Paper No. 5
Presentation Time: 9:15 AM
Late Jurassic Igneous Rocks in South-Arizona and North-Central Sonora: Magmatic Record of Crustal Extension
Through most of Middle Jurassic time, the region of south-central Arizona and north-central Sonora was part of a continental magmatic arc. In Late Jurassic time, this magmatic arc gradually gave way to a transtensional regime characterized by strike-slip faulting, pull-apart basins, and basinal sedimentation. Late Jurassic rifting was accompanied by magmatism, typically small in volume relative to the preceding arc phase, and with moderately alkaline compositions. These igneous rocks, the Ko Vaya Suite, make up much or most of the Comobabi, Artesa, Quijotoa, and Brownell Mountains and Sierra del Cobre. The bimodal Ko Vaya Suite constitutes volcanic to shallow plutonic complexes comprising chiefly trachyandesite and volcanic wacke; monzodiorite; rhyolite porphyry; distinctive, compositionally and texturally heterogeneous, quartz-poor granite (Ko Vaya Granite); and A-type perthite granite and quartz syenite; aphyric intrusive rhyolite; and locally abundant hematite veins. Alteration, particularly potassic alteration, is widespread.
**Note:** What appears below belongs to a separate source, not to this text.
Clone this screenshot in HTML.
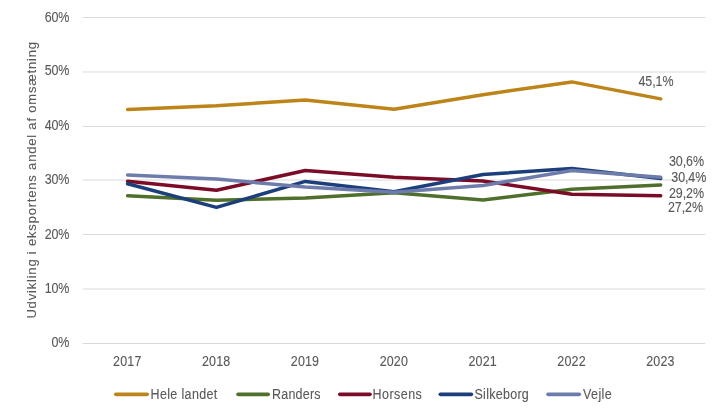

A minority of minimally altered samples of granite and quartz syenite have the composition of trachyte and alkali rhyolite. The Late Jurassic Ko Vaya Suite is nonconformably overlain by the latest Jurassic Sand Wells Formation, approximately correlative with the Glance Conglomerate, the basal unit of the Bisbee Group. Ko Vaya Suite rocks and closely associated Middle Jurassic arc rocks have been affected by Cretaceous contraction and following episodes of Tertiary extension. Despite the resulting stratigraphic and structural obfuscations we infer that the Ko Vaya Suite is a manifestation of regional transtension that culminated with emplacement of the well-known Independence dike swarm of eastern California.